Q2: How often should the salt spray settlement rate be calibrated?
It is a best practice to verify the settlement rate at the beginning of every new test. For laboratories operating under strict accreditation, a formal calibration of the entire system, including settlement rate verification, should be performed at least annually by a certified body, with intermediate checks performed quarterly or semi-annually depending on usage frequency.

Q3: Can the LISUN YWX/Q-010 chamber be used for tests other than Neutral Salt Spray (NSS)?
Yes. While configured for NSS testing per ASTM B117, the chamber is fully capable of performing Acetic Acid Salt Spray (AASS) and Copper-Accelerated Acetic Acid Salt Spray (CASS) tests. This requires the preparation of different test solutions (acidified with glacial acetic acid, and with the addition of copper chloride for CASS) and potentially different temperature set points, as specified in the respective standards.

Q4: Why is a scribe often made on coated test samples?
The scribe simulates a mechanical damage to the coating, such as a stone chip on an automobile or a scratch during assembly. The test then evaluates the protective capability of the coating at the damaged interface by measuring the extent of underfilm corrosion creepage from the scribe.
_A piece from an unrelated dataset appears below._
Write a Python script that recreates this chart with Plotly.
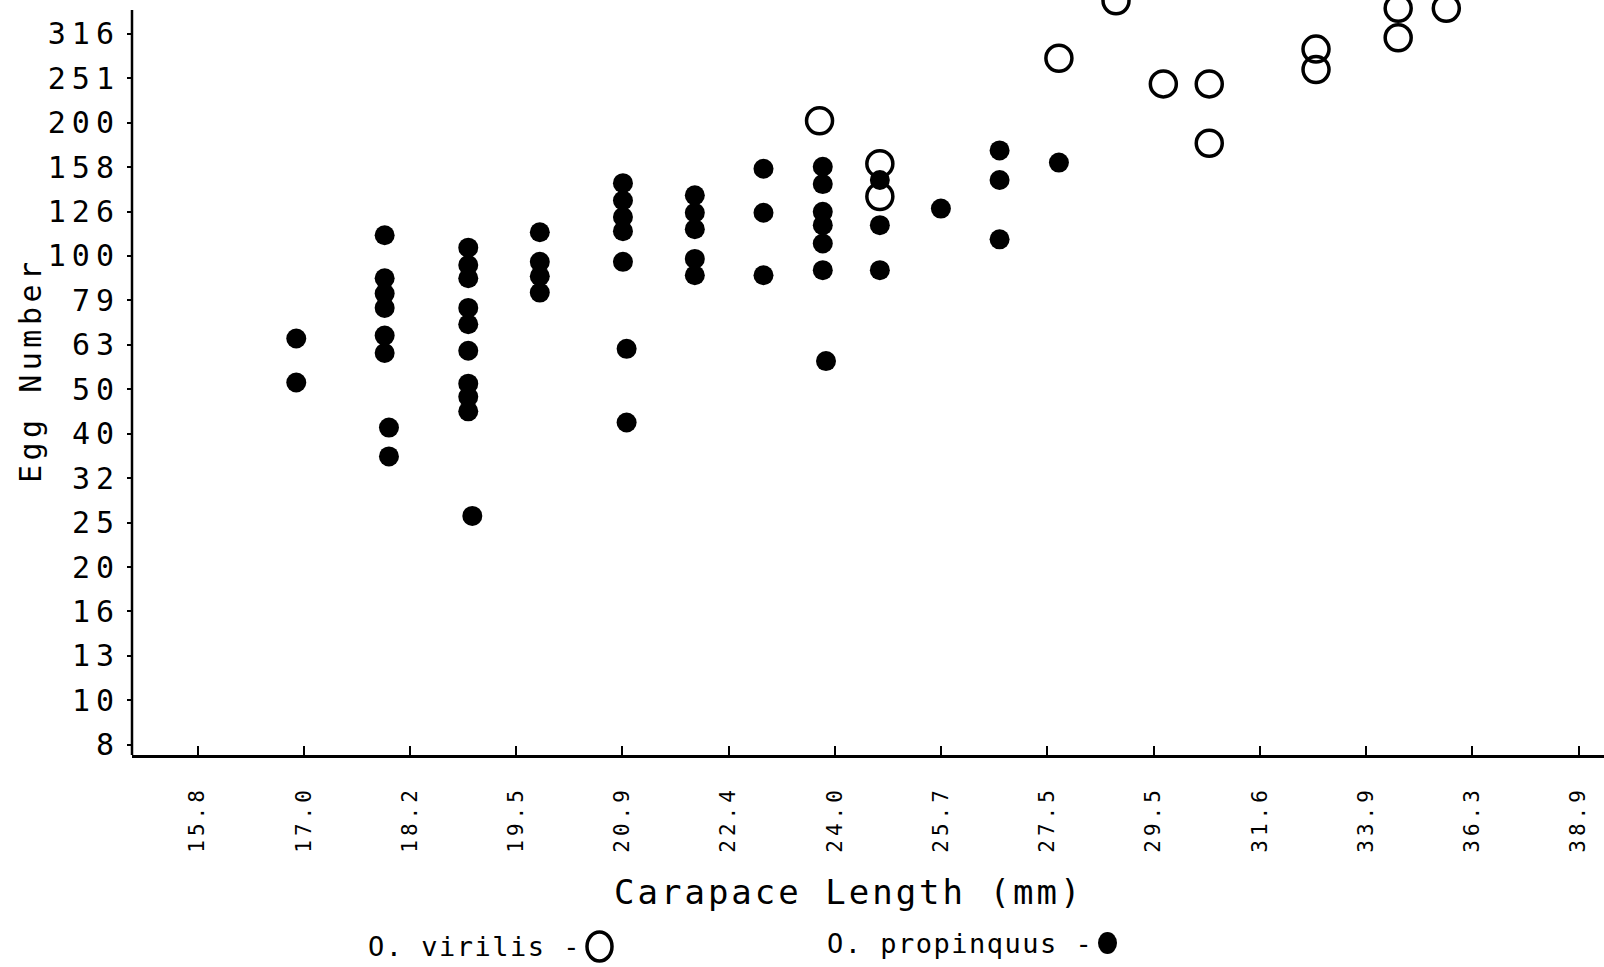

This provides a more realistic assessment of the coating’s performance in real-world conditions.

Q5: What are the critical factors that most commonly lead to non-reproducible test results?
The most common sources of variability are: inconsistent salt solution concentration or pH; an uncalibrated or fluctuating settlement rate; improper specimen preparation (residual contamination); incorrect specimen placement causing shielding or pooling of solution; and fluctuations in chamber temperature outside the specified tolerance. Meticulous adherence to the standard operating procedure is the most effective mitigation.